» What you will do
Which lines below hold the word "that"? Report each one.

-.-.-

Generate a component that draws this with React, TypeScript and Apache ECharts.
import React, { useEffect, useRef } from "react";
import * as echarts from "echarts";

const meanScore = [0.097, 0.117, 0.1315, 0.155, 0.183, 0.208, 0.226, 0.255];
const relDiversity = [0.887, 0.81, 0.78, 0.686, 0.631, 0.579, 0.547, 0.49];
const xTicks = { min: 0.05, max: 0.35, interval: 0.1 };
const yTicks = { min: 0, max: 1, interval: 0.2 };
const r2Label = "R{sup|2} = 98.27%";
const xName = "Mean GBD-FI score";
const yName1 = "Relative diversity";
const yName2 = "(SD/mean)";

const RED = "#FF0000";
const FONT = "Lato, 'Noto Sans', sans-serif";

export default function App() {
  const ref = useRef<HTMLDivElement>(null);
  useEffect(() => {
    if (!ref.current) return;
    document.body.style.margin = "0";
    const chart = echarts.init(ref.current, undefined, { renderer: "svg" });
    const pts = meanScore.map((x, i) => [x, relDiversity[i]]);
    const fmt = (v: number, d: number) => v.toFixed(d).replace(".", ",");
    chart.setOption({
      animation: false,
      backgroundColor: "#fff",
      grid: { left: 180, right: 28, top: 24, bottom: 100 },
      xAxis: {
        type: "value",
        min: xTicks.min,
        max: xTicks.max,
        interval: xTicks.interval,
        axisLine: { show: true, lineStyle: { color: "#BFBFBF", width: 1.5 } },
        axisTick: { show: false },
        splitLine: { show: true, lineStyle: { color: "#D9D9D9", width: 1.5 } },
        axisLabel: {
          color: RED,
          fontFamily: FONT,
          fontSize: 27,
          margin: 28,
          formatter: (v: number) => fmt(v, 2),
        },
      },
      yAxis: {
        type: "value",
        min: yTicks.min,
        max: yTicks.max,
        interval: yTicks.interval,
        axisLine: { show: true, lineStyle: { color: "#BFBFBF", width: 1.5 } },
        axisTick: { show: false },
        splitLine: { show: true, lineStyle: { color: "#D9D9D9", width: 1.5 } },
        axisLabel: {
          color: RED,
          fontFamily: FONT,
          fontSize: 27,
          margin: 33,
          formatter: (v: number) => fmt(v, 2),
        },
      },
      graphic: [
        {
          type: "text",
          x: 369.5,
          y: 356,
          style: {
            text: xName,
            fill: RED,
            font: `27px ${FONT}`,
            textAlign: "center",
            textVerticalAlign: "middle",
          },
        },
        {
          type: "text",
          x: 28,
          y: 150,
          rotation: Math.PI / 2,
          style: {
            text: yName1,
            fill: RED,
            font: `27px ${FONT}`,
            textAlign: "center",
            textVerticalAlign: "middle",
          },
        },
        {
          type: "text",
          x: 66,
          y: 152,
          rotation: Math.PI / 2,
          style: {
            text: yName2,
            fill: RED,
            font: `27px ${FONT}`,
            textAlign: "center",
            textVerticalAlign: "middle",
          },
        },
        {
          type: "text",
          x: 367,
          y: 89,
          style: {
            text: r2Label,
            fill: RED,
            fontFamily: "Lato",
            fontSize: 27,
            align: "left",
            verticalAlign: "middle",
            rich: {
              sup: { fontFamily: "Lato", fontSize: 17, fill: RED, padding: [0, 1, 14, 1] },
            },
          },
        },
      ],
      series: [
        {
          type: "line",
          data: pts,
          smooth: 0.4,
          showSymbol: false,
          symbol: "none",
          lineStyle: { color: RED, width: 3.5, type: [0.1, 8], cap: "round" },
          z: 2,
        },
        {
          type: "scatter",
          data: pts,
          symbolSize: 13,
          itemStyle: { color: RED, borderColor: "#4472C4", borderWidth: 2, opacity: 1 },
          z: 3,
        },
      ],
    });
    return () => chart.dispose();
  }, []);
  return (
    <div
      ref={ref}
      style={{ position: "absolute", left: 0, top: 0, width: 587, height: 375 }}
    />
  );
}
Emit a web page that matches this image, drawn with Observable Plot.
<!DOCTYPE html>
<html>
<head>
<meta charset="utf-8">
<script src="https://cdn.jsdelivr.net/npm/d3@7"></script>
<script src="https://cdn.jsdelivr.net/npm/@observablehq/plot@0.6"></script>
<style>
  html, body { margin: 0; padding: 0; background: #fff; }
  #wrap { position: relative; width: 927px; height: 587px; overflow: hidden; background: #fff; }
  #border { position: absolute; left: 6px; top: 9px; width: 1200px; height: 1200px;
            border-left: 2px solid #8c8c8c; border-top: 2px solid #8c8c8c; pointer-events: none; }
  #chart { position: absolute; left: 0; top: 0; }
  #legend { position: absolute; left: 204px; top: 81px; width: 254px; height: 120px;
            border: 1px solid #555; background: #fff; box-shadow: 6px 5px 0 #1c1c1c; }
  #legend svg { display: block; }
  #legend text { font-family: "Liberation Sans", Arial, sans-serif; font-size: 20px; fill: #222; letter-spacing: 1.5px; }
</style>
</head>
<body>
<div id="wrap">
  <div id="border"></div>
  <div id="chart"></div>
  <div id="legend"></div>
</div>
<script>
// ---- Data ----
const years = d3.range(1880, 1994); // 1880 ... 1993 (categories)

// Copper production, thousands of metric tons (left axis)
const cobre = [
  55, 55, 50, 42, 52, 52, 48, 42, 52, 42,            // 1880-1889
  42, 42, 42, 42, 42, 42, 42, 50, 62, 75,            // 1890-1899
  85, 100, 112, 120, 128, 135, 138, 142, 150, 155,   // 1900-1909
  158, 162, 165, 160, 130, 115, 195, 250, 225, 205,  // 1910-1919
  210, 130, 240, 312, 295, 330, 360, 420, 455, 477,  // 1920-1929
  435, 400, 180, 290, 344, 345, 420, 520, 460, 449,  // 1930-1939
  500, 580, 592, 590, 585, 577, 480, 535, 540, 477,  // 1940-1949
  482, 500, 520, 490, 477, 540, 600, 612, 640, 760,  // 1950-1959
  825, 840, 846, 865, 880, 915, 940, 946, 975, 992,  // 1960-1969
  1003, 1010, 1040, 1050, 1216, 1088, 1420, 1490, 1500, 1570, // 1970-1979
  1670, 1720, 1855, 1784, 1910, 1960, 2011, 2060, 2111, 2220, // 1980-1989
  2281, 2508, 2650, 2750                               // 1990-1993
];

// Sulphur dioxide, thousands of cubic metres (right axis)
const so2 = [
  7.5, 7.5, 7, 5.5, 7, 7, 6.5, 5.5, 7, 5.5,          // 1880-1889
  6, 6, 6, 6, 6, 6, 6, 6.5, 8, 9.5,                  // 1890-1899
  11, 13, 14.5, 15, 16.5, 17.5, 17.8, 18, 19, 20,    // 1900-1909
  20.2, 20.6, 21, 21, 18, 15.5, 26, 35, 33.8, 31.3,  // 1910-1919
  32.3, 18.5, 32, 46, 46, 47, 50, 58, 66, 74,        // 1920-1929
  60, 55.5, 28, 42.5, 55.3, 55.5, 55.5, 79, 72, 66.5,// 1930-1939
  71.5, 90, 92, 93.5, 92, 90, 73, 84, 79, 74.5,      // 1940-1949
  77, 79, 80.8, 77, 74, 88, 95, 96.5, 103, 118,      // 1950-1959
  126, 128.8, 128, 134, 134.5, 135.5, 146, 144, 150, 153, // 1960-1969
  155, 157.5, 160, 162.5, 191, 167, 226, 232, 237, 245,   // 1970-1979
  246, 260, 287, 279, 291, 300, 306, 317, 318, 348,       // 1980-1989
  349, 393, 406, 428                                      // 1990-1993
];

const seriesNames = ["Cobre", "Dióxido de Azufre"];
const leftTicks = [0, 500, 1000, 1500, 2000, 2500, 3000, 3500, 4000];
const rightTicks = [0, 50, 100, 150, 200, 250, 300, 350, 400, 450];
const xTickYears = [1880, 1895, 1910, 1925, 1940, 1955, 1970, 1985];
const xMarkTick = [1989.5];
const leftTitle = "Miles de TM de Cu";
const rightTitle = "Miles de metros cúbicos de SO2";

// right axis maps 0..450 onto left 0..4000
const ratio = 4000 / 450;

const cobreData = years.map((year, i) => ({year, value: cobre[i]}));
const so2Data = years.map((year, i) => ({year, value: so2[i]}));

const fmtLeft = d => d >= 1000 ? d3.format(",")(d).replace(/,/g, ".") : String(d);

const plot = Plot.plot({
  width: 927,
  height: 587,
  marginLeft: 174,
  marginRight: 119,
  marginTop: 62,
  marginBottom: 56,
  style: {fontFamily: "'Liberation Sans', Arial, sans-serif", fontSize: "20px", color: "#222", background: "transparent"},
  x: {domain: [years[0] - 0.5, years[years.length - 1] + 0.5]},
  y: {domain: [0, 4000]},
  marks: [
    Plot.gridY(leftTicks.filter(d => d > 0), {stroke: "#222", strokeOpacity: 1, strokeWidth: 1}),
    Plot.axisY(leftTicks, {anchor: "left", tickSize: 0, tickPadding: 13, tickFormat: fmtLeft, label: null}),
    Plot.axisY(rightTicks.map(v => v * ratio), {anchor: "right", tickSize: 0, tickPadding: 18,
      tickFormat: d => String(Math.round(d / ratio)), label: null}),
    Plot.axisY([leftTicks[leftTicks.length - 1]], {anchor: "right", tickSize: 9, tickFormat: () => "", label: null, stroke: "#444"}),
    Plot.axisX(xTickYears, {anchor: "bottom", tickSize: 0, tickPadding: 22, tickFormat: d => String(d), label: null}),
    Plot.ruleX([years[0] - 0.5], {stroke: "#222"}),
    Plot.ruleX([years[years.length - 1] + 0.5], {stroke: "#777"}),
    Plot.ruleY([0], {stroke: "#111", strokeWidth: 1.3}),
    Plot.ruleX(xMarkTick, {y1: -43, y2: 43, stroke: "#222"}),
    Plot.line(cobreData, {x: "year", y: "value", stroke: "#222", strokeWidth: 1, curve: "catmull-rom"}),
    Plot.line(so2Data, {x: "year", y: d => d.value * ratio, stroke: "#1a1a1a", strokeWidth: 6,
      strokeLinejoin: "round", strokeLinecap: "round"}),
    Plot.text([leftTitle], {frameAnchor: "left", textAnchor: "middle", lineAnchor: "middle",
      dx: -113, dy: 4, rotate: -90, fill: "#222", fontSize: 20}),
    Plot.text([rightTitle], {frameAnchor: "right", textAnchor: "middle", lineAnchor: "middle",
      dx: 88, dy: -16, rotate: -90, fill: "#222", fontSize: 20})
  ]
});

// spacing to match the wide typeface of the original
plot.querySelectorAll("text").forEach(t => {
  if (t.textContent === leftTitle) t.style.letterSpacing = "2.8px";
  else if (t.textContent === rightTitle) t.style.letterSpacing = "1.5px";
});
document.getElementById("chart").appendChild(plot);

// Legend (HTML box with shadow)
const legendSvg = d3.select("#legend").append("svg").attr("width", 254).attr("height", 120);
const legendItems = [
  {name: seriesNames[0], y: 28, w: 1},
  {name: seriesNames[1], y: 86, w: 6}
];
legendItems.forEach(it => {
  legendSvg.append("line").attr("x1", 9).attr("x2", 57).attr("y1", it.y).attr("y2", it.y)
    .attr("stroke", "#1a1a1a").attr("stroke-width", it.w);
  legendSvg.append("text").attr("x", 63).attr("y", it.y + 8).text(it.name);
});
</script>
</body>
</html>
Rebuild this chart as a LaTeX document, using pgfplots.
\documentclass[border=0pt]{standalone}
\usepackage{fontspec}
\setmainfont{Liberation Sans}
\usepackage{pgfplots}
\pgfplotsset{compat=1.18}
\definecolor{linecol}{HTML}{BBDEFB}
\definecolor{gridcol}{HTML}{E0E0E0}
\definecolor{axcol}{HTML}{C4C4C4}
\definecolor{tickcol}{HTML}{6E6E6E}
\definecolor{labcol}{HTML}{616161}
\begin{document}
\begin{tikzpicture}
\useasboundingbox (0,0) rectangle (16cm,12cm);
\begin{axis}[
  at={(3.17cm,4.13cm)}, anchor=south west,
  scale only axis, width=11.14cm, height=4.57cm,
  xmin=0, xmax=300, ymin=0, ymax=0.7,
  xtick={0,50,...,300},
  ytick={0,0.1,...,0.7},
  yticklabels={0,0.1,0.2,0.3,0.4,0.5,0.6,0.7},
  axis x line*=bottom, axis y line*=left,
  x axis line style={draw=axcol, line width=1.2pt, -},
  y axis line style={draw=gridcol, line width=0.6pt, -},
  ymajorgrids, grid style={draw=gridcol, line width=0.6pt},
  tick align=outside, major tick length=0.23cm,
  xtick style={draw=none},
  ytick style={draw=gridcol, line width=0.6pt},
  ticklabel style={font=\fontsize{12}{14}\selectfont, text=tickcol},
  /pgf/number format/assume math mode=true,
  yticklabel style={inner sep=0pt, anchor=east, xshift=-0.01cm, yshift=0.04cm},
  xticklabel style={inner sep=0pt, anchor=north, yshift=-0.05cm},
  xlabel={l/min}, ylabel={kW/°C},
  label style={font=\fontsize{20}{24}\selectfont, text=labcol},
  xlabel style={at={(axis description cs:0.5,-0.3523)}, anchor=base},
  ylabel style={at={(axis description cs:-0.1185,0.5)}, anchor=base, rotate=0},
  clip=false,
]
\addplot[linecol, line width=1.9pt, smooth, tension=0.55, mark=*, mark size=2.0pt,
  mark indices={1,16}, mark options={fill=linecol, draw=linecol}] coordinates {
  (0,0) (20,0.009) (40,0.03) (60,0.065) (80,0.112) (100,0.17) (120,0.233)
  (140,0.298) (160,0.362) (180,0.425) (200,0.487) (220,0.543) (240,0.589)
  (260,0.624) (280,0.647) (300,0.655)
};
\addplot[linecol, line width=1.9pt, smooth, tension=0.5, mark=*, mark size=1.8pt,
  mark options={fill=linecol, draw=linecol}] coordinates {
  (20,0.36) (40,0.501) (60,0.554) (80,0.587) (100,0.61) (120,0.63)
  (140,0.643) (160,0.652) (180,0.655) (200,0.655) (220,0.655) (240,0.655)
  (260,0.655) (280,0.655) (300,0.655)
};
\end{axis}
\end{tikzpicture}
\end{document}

-.-.-

» Task answer
Generate a component that draws this with React, TypeScript and Apache ECharts.
Emit a web page that matches this image, drawn with Observable Plot.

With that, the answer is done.